• DATA SHOWN:
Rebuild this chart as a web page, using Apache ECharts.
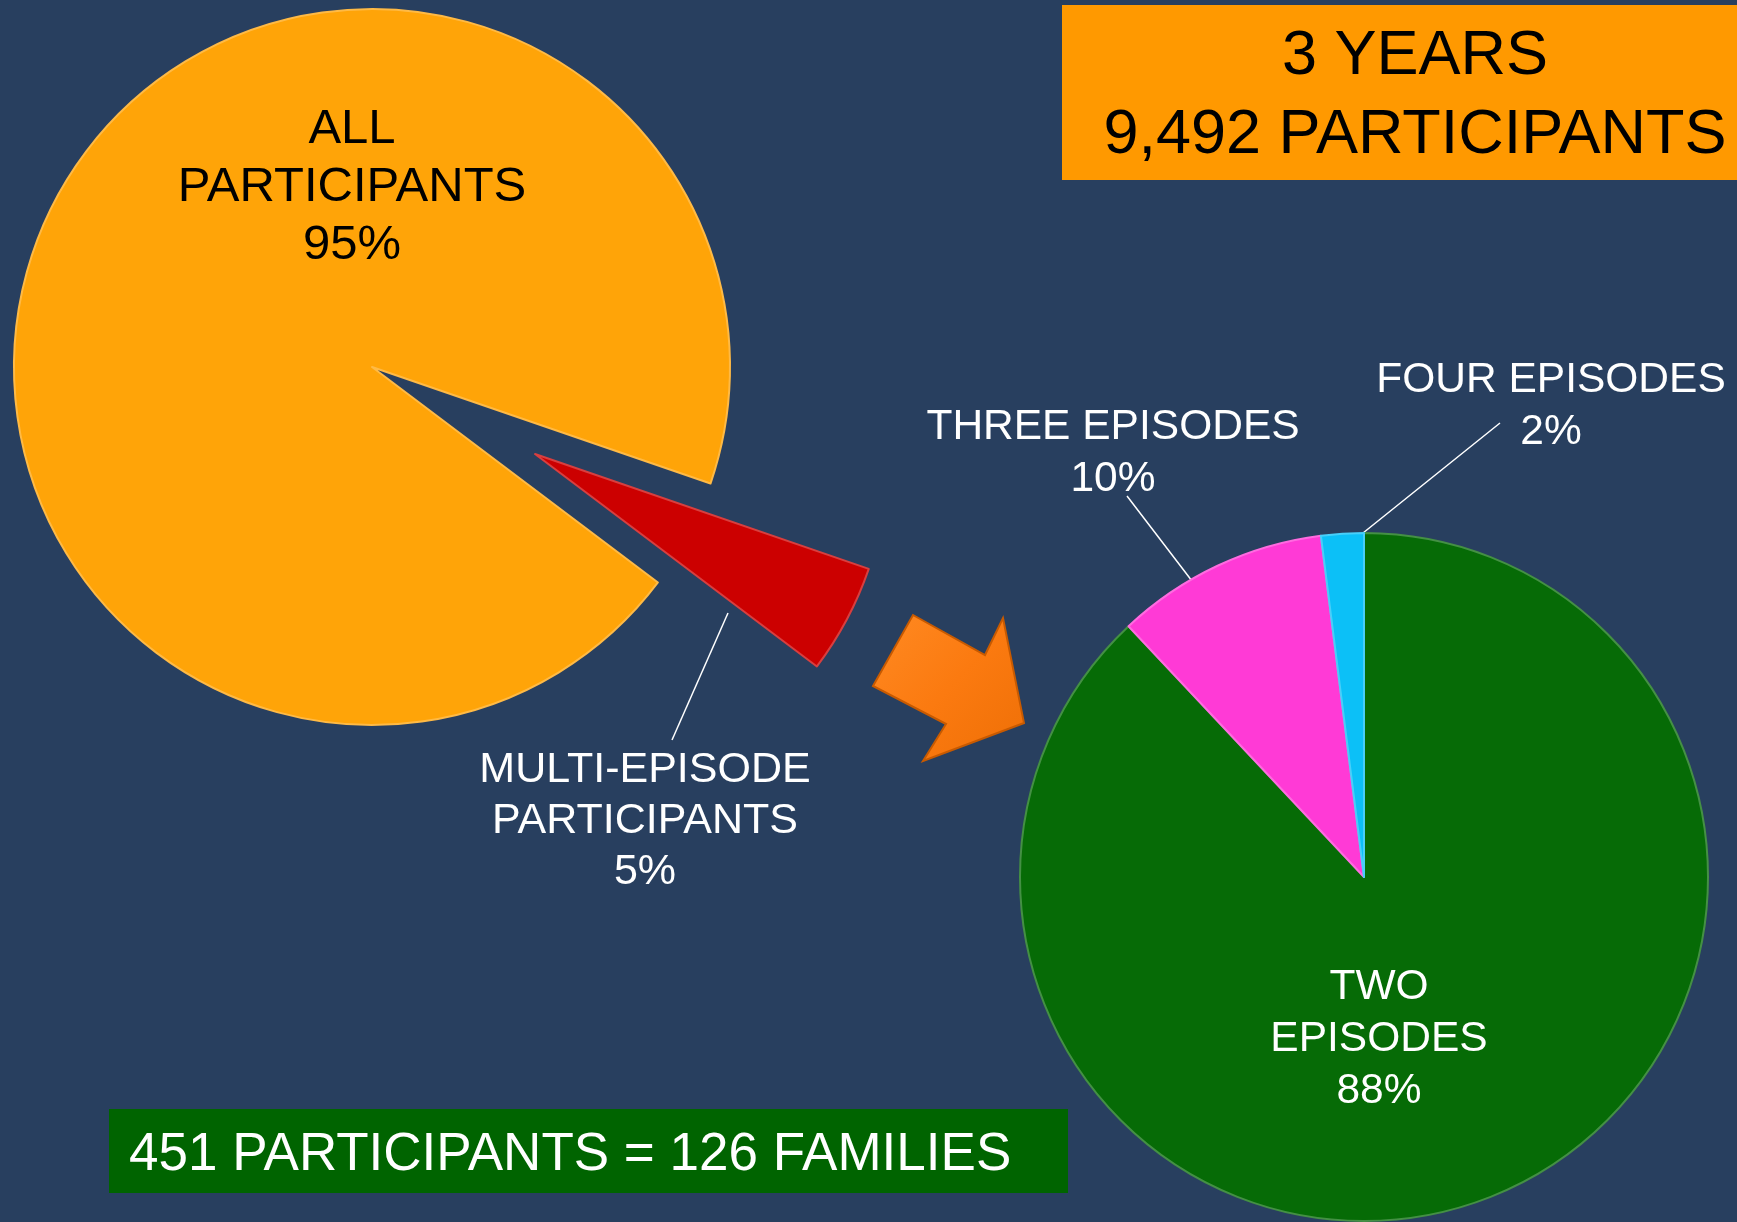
<!DOCTYPE html>
<html>
<head>
<meta charset="utf-8">
<title>Multi-episode participants</title>
<script src="https://cdn.jsdelivr.net/npm/echarts@6/dist/echarts.min.js"></script>
<style>
  html, body { margin: 0; padding: 0; background: #283f5f; }
  #chart { width: 1737px; height: 1222px; }
</style>
</head>
<body>
<div id="chart"></div>
<script>
// ---- data ----
var allNames = ['MULTI-EPISODE\nPARTICIPANTS', 'ALL\nPARTICIPANTS'];
var allValues = [5, 95];
var allColors = ['#cc0000', '#ffa408'];
var allText = ['#ffffff', '#000000'];

var multiNames = ['TWO\nEPISODES', 'THREE EPISODES', 'FOUR EPISODES'];
var multiValues = [88, 10, 2];
var multiColors = ['#066b06', '#ff3ad6', '#0cc0f7'];

var titleLines = ['3 YEARS', '9,492 PARTICIPANTS'];
var footNote = '451 PARTICIPANTS = 126 FAMILIES';

// ---- layout (label centres and leader lines) ----
var leftLabels = [
    { x: 645, y: 821, lh: 51, size: 43, line: [[728, 613], [672, 740]] },
    { x: 352, y: 187, lh: 58, size: 49 }
];
var rightLabels = [
    { x: 1379, y: 1039, lh: 52, size: 42.5 },
    { x: 1113, y: 453, lh: 52, size: 42.5, line: [[1192, 581], [1127, 496]] },
    { x: 1551, y: 406, lh: 52, size: 42.5, line: [[1363, 533], [1500, 423]] }
];

var FONT = '"Liberation Sans", Arial, sans-serif';

function darker(hex) {
    return echarts.color.lift(hex, 0.25);
}

// build the slices; "keep" hides all slices except that one (used for the exploded piece)
function slices(names, values, colors, textColors, labels, keep) {
    return values.map(function (v, i) {
        var on = (keep == null || keep === i);
        var hasLine = !!labels[i].line;
        return {
            name: names[i],
            value: v,
            itemStyle: on ? {
                color: colors[i],
                borderColor: darker(colors[i]),
                borderWidth: 2
            } : { color: 'rgba(0,0,0,0)', borderWidth: 0 },
            label: {
                show: on,
                position: hasLine ? 'outside' : 'inside',
                color: textColors ? textColors[i] : '#ffffff',
                fontSize: labels[i].size,
                lineHeight: labels[i].lh
            },
            labelLine: {
                show: on && hasLine,
                lineStyle: { color: '#ffffff', width: 1.5 }
            }
        };
    });
}

function placer(labels) {
    return function (params) {
        var L = labels[params.dataIndex];
        var out = { x: L.x, y: L.y, align: 'center', verticalAlign: 'middle' };
        if (L.line) {
            var a = L.line[0], b = L.line[1];
            out.labelLinePoints = [a, [(a[0] + b[0]) / 2, (a[1] + b[1]) / 2], b];
        }
        return out;
    };
}

var pieBase = {
    type: 'pie',
    clockwise: true,
    avoidLabelOverlap: false,
    emphasis: { disabled: true },
    label: {
        formatter: '{b}\n{c}%',
        fontFamily: FONT
    }
};

var chart = echarts.init(document.getElementById('chart'));

var option = {
    backgroundColor: '#283f5f',
    animation: false,
    textStyle: { fontFamily: FONT },
    series: [
        // big pie, exploded slice left empty
        Object.assign({}, pieBase, {
            center: [372, 367],
            radius: 358,
            startAngle: -19,
            data: slices(allNames, allValues, allColors, allText, leftLabels, 1),
            labelLayout: placer(leftLabels)
        }),
        // the exploded 5% slice
        Object.assign({}, pieBase, {
            center: [535, 454],
            radius: 353,
            startAngle: -19,
            data: slices(allNames, allValues, allColors, allText, leftLabels, 0),
            labelLayout: placer(leftLabels)
        }),
        // breakdown of the multi-episode participants
        Object.assign({}, pieBase, {
            center: [1364, 877],
            radius: 344,
            startAngle: 90,
            data: slices(multiNames, multiValues, multiColors, null, rightLabels, null),
            labelLayout: placer(rightLabels)
        })
    ],
    graphic: [
        {
            type: 'rect',
            shape: { x: 1062, y: 5, width: 675, height: 175 },
            style: { fill: '#ff9900' }
        },
        {
            type: 'text',
            x: 1415, y: 96,
            style: {
                text: titleLines.join('\n'),
                fill: '#000000',
                fontSize: 63,
                fontFamily: FONT,
                lineHeight: 79,
                align: 'center',
                verticalAlign: 'middle'
            }
        },
        {
            type: 'rect',
            shape: { x: 109, y: 1109, width: 959, height: 84 },
            style: { fill: '#006400' }
        },
        {
            type: 'text',
            x: 129, y: 1155,
            style: {
                text: footNote,
                fill: '#ffffff',
                fontSize: 53,
                fontFamily: FONT,
                align: 'left',
                verticalAlign: 'middle'
            }
        },
        // the orange arrow between the two pies
        {
            type: 'polygon',
            shape: {
                points: [[873, 686], [913, 615], [985, 655], [1003, 618],
                         [1024, 723], [923, 761], [946, 724]]
            },
            style: {
                fill: new echarts.graphic.LinearGradient(0, 0, 1, 1, [
                    { offset: 0, color: '#ff8a22' },
                    { offset: 0.5, color: '#fb7a10' },
                    { offset: 1, color: '#ee6f06' }
                ]),
                stroke: '#c85a00',
                lineWidth: 2,
                lineJoin: 'miter'
            }
        }
    ]
};

chart.setOption(option);
</script>
</body>
</html>
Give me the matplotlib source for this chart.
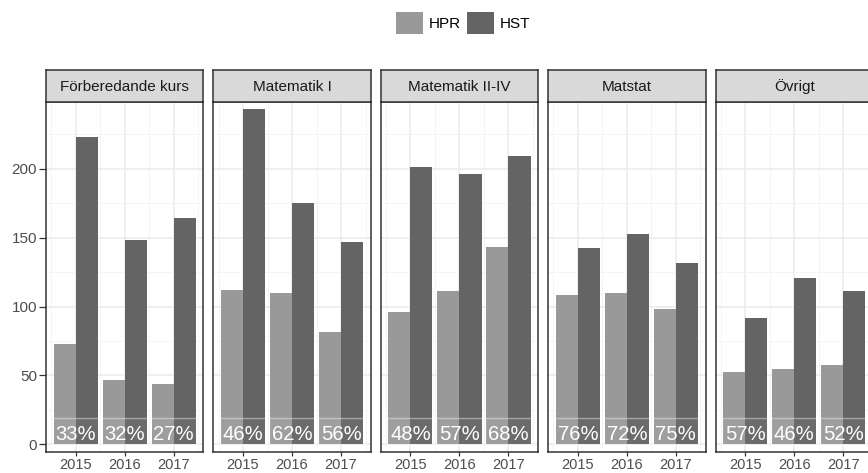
import matplotlib
matplotlib.use("Agg")
import matplotlib.pyplot as plt
from matplotlib.patches import Rectangle, Patch
import numpy as np

plt.rcParams['font.family'] = ['Liberation Sans', 'DejaVu Sans']

categories = ['Förberedande kurs', 'Matematik I', 'Matematik II-IV', 'Matstat', 'Övrigt']
years = [2015, 2016, 2017]
hpr = [[73, 47, 44], [112, 109.5, 81.5], [96, 111.5, 143], [108.5, 109.5, 98.5], [52.4, 55, 57.5]]
hst = [[223, 148, 164], [243.5, 175.5, 146.5], [201.5, 196, 209.5], [142.5, 152.5, 131.5], [92, 121, 111]]
pct = [['33%', '32%', '27%'], ['46%', '62%', '56%'], ['48%', '57%', '68%'],
       ['76%', '72%', '75%'], ['57%', '46%', '52%']]
series = ['HPR', 'HST']
colors = ['#999999', '#646464']
y_major = [0, 50, 100, 150, 200]

W, H = 868, 473
fig = plt.figure(figsize=(W / 100, H / 100), dpi=100)

panel_left = [46, 213.4, 380.8, 548.2, 715.6]
pw = 157.3
p_top, p_bot = 102, 452
s_top = 70

bw = 0.45
for i, cat in enumerate(categories):
    l = panel_left[i]
    ax = fig.add_axes([l / W, 1 - p_bot / H, pw / W, (p_bot - p_top) / H])
    ax.set_xlim(2014.395, 2017.605)
    ax.set_ylim(-5.6, 248.5)
    x = np.array(years, dtype=float)
    ax.bar(x - bw / 2, hpr[i], width=bw, color=colors[0], zorder=2)
    ax.bar(x + bw / 2, hst[i], width=bw, color=colors[1], zorder=2)
    for j, yr in enumerate(years):
        ax.add_patch(Rectangle((yr - 0.48, -0.6), 0.96, 19.6, facecolor=(1, 1, 1, 0.05),
                               edgecolor=(1, 1, 1, 0.4), lw=1.0, zorder=3))
        ax.text(yr, 3.4, pct[i][j], ha='center', va='baseline', color='white',
                fontsize=14.6, zorder=4)
    ax.set_xticks(years)
    ax.set_xticks([2014.5, 2015.5, 2016.5, 2017.5], minor=True)
    ax.set_yticks(y_major)
    ax.set_yticks([25, 75, 125, 175, 225], minor=True)
    ax.grid(which='major', color='#ebebeb', lw=1.1, zorder=0)
    ax.grid(which='minor', color='#f3f3f3', lw=0.6, zorder=0)
    ax.set_axisbelow(True)
    ax.tick_params(which='minor', length=0)
    ax.tick_params(axis='x', which='major', length=3, width=0.9, color='#333333',
                   labelsize=10.5, labelcolor='#4d4d4d', pad=1)
    if i == 0:
        ax.tick_params(axis='y', which='major', length=5, width=0.9, color='#333333',
                       labelsize=11, labelcolor='#4d4d4d', pad=1.5)
    else:
        ax.tick_params(axis='y', which='major', length=0, labelleft=False)
    for sp in ax.spines.values():
        sp.set_color('#333333')
        sp.set_linewidth(1.1)

    sax = fig.add_axes([l / W, 1 - p_top / H, pw / W, (p_top - s_top) / H])
    sax.set_facecolor('#d9d9d9')
    sax.set_xticks([])
    sax.set_yticks([])
    for sp in sax.spines.values():
        sp.set_color('#333333')
        sp.set_linewidth(1.1)
    sax.text(0.5, 0.47, cat, ha='center', va='center', fontsize=11, color='#1a1a1a',
             transform=sax.transAxes)

handles = [Patch(facecolor=c, edgecolor='none') for c in colors]
fig.legend(handles, series, loc='center', bbox_to_anchor=(463 / W, 1 - 23 / H), ncol=2,
           frameon=False, fontsize=11, handlelength=1.75, handleheight=1.75,
           handletextpad=0.4, columnspacing=0.4, borderaxespad=0)

fig.savefig('out.png', dpi=100)
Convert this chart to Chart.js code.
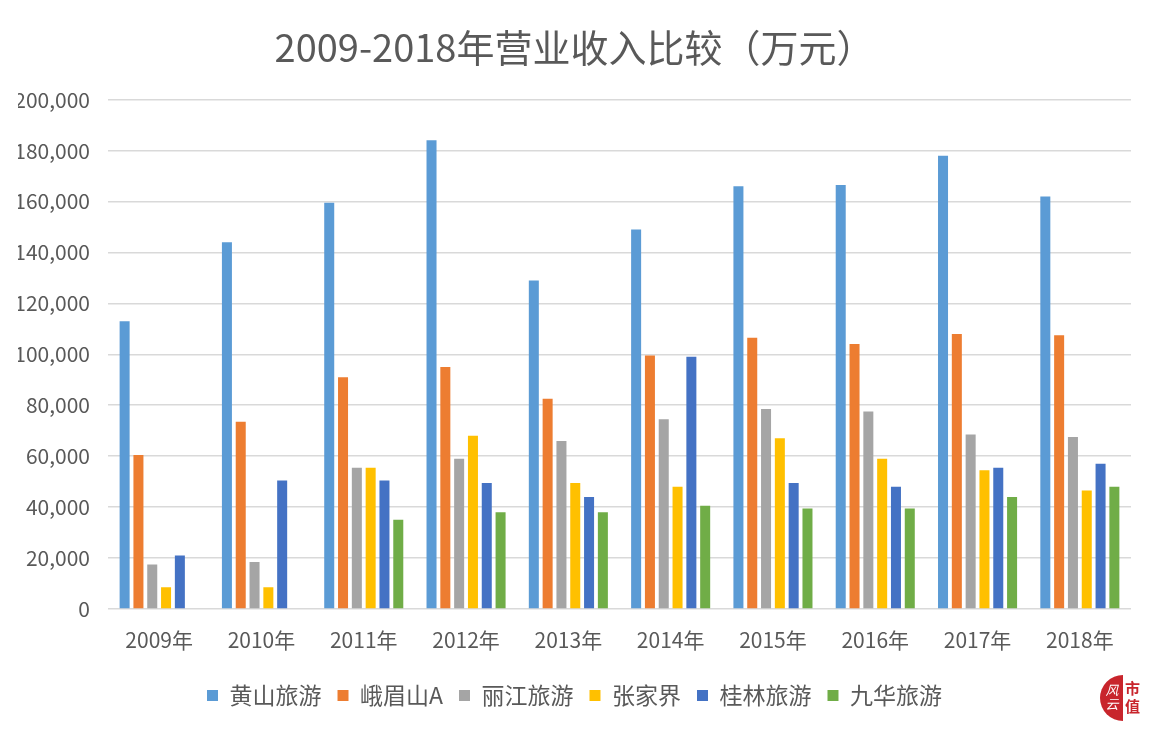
<!DOCTYPE html>
<html>
<head>
<meta charset="utf-8">
<script src="https://cdn.jsdelivr.net/npm/chart.js@4.4.0/dist/chart.umd.min.js"></script>
<style>
  html, body { margin: 0; padding: 0; background: #ffffff; }
  #wrap { position: relative; width: 1156px; height: 733px; }
  #logo { position: absolute; left: 1100px; top: 675px; width: 46px; height: 46px; }
  #logo .half { position: absolute; left: 0; top: 0; width: 46px; height: 46px; border-radius: 50%;
    background: linear-gradient(to right, #c8252c 50%, transparent 50%); }
  #logo .a { position: absolute; left: 2px; top: 8px; color: #fff; font: italic 13px "Noto Sans CJK SC"; line-height: 14px; width: 20px; text-align: center; }
  #logo .b { position: absolute; left: 25px; top: 4px; color: #c8252c; font: bold 15px "Noto Sans CJK SC"; line-height: 18px; }
</style>
</head>
<body>
<div id="wrap">
  <canvas id="c" width="1156" height="733"></canvas>
  <div id="logo"><div class="half"></div><div class="a">风<br>云</div><div class="b">市<br>值</div></div>
</div>
<script>
const categories = ['2009年','2010年','2011年','2012年','2013年','2014年','2015年','2016年','2017年','2018年'];
const seriesNames = ['黄山旅游','峨眉山A','丽江旅游','张家界','桂林旅游','九华旅游'];
const huangshan = [113000,144000,159500,184000,129000,149000,166000,166500,178000,162000];
const emeishan  = [60500,73500,91000,95000,82500,99500,106500,104000,108000,107500];
const lijiang   = [17500,18500,55500,59000,66000,74500,78500,77500,68500,67500];
const zhangjiajie = [8500,8500,55500,68000,49500,48000,67000,59000,54500,46500];
const guilin    = [21000,50500,50500,49500,44000,99000,49500,48000,55500,57000];
const jiuhua    = [0,0,35000,38000,38000,40500,39500,39500,44000,48000];
const yTicks = [0,20000,40000,60000,80000,100000,120000,140000,160000,180000,200000];

const colors = ['#5B9BD5','#ED7D31','#A5A5A5','#FFC000','#4472C4','#70AD47'];
const allSeries = [huangshan, emeishan, lijiang, zhangjiajie, guilin, jiuhua];
const txt = '#595959';
const fontFam = '"Noto Sans CJK SC", "Noto Sans", sans-serif';

new Chart(document.getElementById('c'), {
  type: 'bar',
  data: {
    labels: categories,
    datasets: allSeries.map((d, i) => ({
      label: seriesNames[i],
      data: d,
      backgroundColor: colors[i],
      borderWidth: 0,
      categoryPercentage: 0.81,
      barPercentage: 0.725
    }))
  },
  options: {
    responsive: false,
    animation: false,
    layout: { padding: { left: 18, right: 25, top: 0, bottom: 16 } },
    plugins: {
      title: {
        display: true,
        text: '2009-2018年营业收入比较（万元）',
        color: txt,
        font: { family: fontFam, size: 38, weight: 'normal' },
        padding: { top: 25, bottom: 29 }
      },
      legend: {
        position: 'bottom',
        labels: {
          color: txt,
          font: { family: fontFam, size: 23 },
          boxWidth: 11, boxHeight: 11,
          padding: 16
        }
      },
      tooltip: { enabled: false }
    },
    scales: {
      x: {
        grid: { display: false, drawTicks: false },
        border: { display: false },
        ticks: { color: txt, font: { family: fontFam, size: 21 }, padding: 18, maxRotation: 0 },
        afterFit: s => { s.height = 59; }
      },
      y: {
        min: 0, max: 200000,
        afterBuildTicks: s => { s.ticks = yTicks.map(v => ({ value: v })); },
        grid: { color: '#d9d9d9', lineWidth: 1.5, drawTicks: false },
        border: { display: false },
        ticks: {
          color: txt, font: { family: fontFam, size: 21 }, padding: 18,
          callback: v => v.toLocaleString('en-US')
        },
        afterFit: s => { s.width = 90; }
      }
    }
  }
});
</script>
</body>
</html>
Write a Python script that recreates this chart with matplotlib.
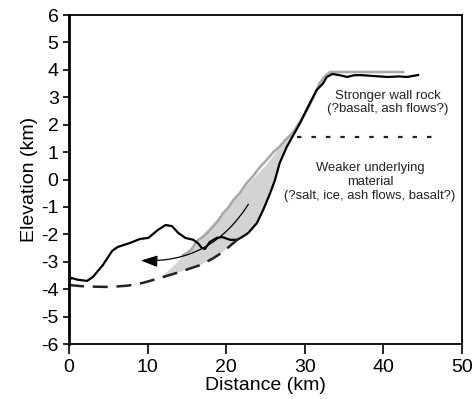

• GOAL: Collect every line above that contains the word "matplotlib".

• SOLUTION TO THIS TASK:
Give me the matplotlib source for this chart.
import matplotlib
matplotlib.use("Agg")
import matplotlib.pyplot as plt
from matplotlib.patches import Rectangle, Patch
Write a Python script that recreates this chart with matplotlib.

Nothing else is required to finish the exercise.